Objective: To better understand potential supports and barriers to cost-offset community supported agriculture (CO-CSA) for low-income families.
Description: Formative interviews were conducted with adults (n = 41) and children (n = 20) from low-income households and cooperative extension nutrition educators (n = 20). Adults from low-income households also completed a choice experiment to examine willingness to participate in CSA under a variety of price, distance, and content conditions.
Evaluation: Formative interviews revealed parents were unfamiliar with CSA, and most were worried about cost, accessibility, produce quality, and selection. Their optimal CSA share would have 8 to 9 items of mixed variety, pick-up every other week, price less than $15, no more than 10 minutes further than the supermarket, and preferably less expensive but no more than 20% more expensive than supermarket prices. Formative interviews with educators revealed positive views toward local foods and the importance of integrating local foods into extension programming.

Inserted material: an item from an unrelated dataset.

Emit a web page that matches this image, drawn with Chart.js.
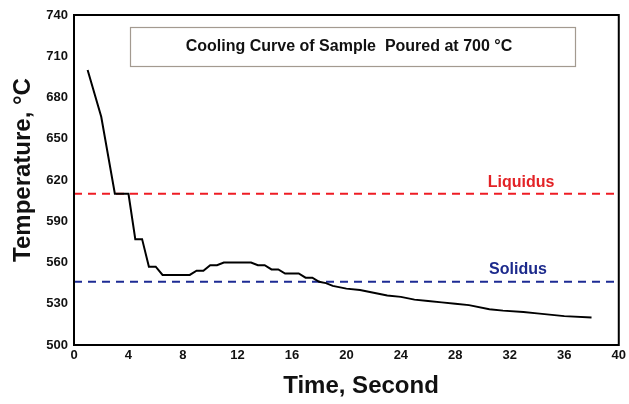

Conclusions and Implications: Findings from the formative research informed the Farm Fresh Foods for Healthy Kids (F3HK) intervention which included a 15–24 week summer CO-CSA share (50% subsidy), weekly payments (allowing SNAP-EBT), 2–4 cooking tools, and 9 CSA-tailored education classes. Fourteen focus groups were conducted with F3HK participants following the first year of CSA participation to understand challenges faced and support received. Unfamiliar foods, storage, and spoilage were challenges with CO-CSA; the CSA-tailored classes and farmer advice and newsletters helped in this regard. F3HK participants generally thought the CO-CSA was affordable; they reported that farmers were helpful working out alternate payment arrangements when needed. The F3HK intervention trial incorporates modest adaptions to the traditional CSA model in order to make participation feasible for low-income families. Despite these adaptations, additional support may be needed to promote full participation and enhance produce use.